Data excerpt:
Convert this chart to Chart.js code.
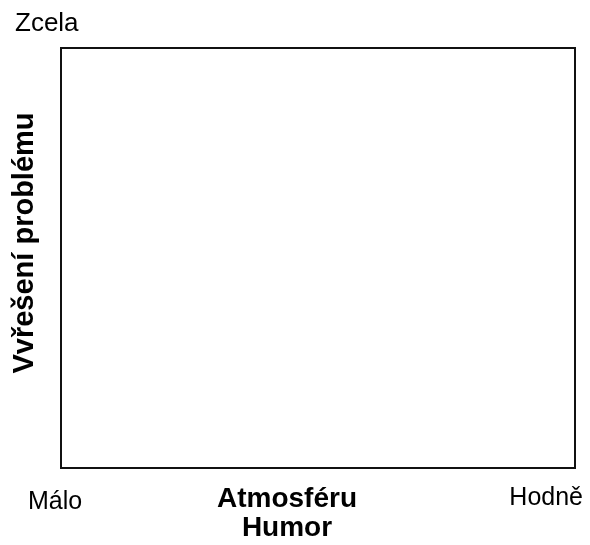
<!DOCTYPE html>
<html>
<head>
<meta charset="utf-8">
<script src="https://cdn.jsdelivr.net/npm/chart.js@4"></script>
<style>
    body { margin: 0; background: #fff; }
    #chart { display: block; }
</style>
</head>
<body>
<canvas id="chart" width="590" height="545"></canvas>
<script>
// Chart data
const points = [];                       // no marks are plotted in the frame
const xTickLabels = ['Málo', 'Hodně'];   // low / high end of x axis
const yTickLabels = ['Zcela'];           // top end of y axis
const xTitle = ['Atmosféru', 'Humor'];
const yTitle = 'Vvřešení problému';

const FONT = '"Liberation Sans", Arial, sans-serif';

// Frame and axis labels drawn around the chart area
const framePlugin = {
    id: 'frame',
    afterDraw(chart) {
        const ctx = chart.ctx;
        const a = chart.chartArea;
        ctx.save();

        // box
        ctx.strokeStyle = '#111';
        ctx.lineWidth = 2;
        ctx.strokeRect(a.left, a.top, a.right - a.left, a.bottom - a.top);

        ctx.fillStyle = '#000';
        ctx.textBaseline = 'alphabetic';

        // end labels
        ctx.textAlign = 'left';
        ctx.font = '26px ' + FONT;
        ctx.fillText(yTickLabels[0], a.left - 46, a.top - 17);
        ctx.font = '25px ' + FONT;
        ctx.fillText(xTickLabels[0], a.left - 33, a.bottom + 41);
        ctx.textAlign = 'right';
        ctx.fillText(xTickLabels[1], a.right + 8, a.bottom + 37);

        // x title (two lines)
        ctx.font = 'bold 28px ' + FONT;
        ctx.textAlign = 'center';
        const cx = a.left + 226;
        xTitle.forEach((line, i) => {
            ctx.fillText(line, cx, a.bottom + 39 + i * 29);
        });

        // y title (rotated)
        ctx.font = 'bold 29px ' + FONT;
        ctx.translate(a.left - 28, a.top + 195);
        ctx.rotate(-Math.PI / 2);
        ctx.fillText(yTitle, 0, 0);

        ctx.restore();
    }
};

const ctx = document.getElementById('chart').getContext('2d');
new Chart(ctx, {
    type: 'scatter',
    data: {
        datasets: [{
            data: points,
            pointRadius: 0
        }]
    },
    options: {
        responsive: false,
        animation: false,
        layout: {
            padding: { left: 61, top: 48, right: 15, bottom: 77 }
        },
        plugins: {
            legend: { display: false },
            tooltip: { enabled: false }
        },
        scales: {
            x: { display: false, min: 0, max: 1 },
            y: { display: false, min: 0, max: 1 }
        }
    },
    plugins: [framePlugin]
});
</script>
</body>
</html>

To be done: Leave the pictures out and output the rest of the listing exactly.

Task output:
Convert this chart to Chart.js code.
<!DOCTYPE html>
<html>
<head>
<meta charset="utf-8">
<script src="https://cdn.jsdelivr.net/npm/chart.js@4"></script>
<style>
    body { margin: 0; background: #fff; }
    #chart { display: block; }
</style>
</head>
<body>
<canvas id="chart" width="590" height="545"></canvas>
<script>
// Chart data
const points = [];                       // no marks are plotted in the frame
const xTickLabels = ['Málo', 'Hodně'];   // low / high end of x axis
const yTickLabels = ['Zcela'];           // top end of y axis
const xTitle = ['Atmosféru', 'Humor'];
const yTitle = 'Vvřešení problému';

const FONT = '"Liberation Sans", Arial, sans-serif';

// Frame and axis labels drawn around the chart area
const framePlugin = {
    id: 'frame',
    afterDraw(chart) {
        const ctx = chart.ctx;
        const a = chart.chartArea;
        ctx.save();

        // box
        ctx.strokeStyle = '#111';
        ctx.lineWidth = 2;
        ctx.strokeRect(a.left, a.top, a.right - a.left, a.bottom - a.top);

        ctx.fillStyle = '#000';
        ctx.textBaseline = 'alphabetic';

        // end labels
        ctx.textAlign = 'left';
        ctx.font = '26px ' + FONT;
        ctx.fillText(yTickLabels[0], a.left - 46, a.top - 17);
        ctx.font = '25px ' + FONT;
        ctx.fillText(xTickLabels[0], a.left - 33, a.bottom + 41);
        ctx.textAlign = 'right';
        ctx.fillText(xTickLabels[1], a.right + 8, a.bottom + 37);

        // x title (two lines)
        ctx.font = 'bold 28px ' + FONT;
        ctx.textAlign = 'center';
        const cx = a.left + 226;
        xTitle.forEach((line, i) => {
            ctx.fillText(line, cx, a.bottom + 39 + i * 29);
        });

        // y title (rotated)
        ctx.font = 'bold 29px ' + FONT;
        ctx.translate(a.left - 28, a.top + 195);
        ctx.rotate(-Math.PI / 2);
        ctx.fillText(yTitle, 0, 0);

        ctx.restore();
    }
};

const ctx = document.getElementById('chart').getContext('2d');
new Chart(ctx, {
    type: 'scatter',
    data: {
        datasets: [{
            data: points,
            pointRadius: 0
        }]
    },
    options: {
        responsive: false,
        animation: false,
        layout: {
            padding: { left: 61, top: 48, right: 15, bottom: 77 }
        },
        plugins: {
            legend: { display: false },
            tooltip: { enabled: false }
        },
        scales: {
            x: { display: false, min: 0, max: 1 },
            y: { display: false, min: 0, max: 1 }
        }
    },
    plugins: [framePlugin]
});
</script>
</body>
</html>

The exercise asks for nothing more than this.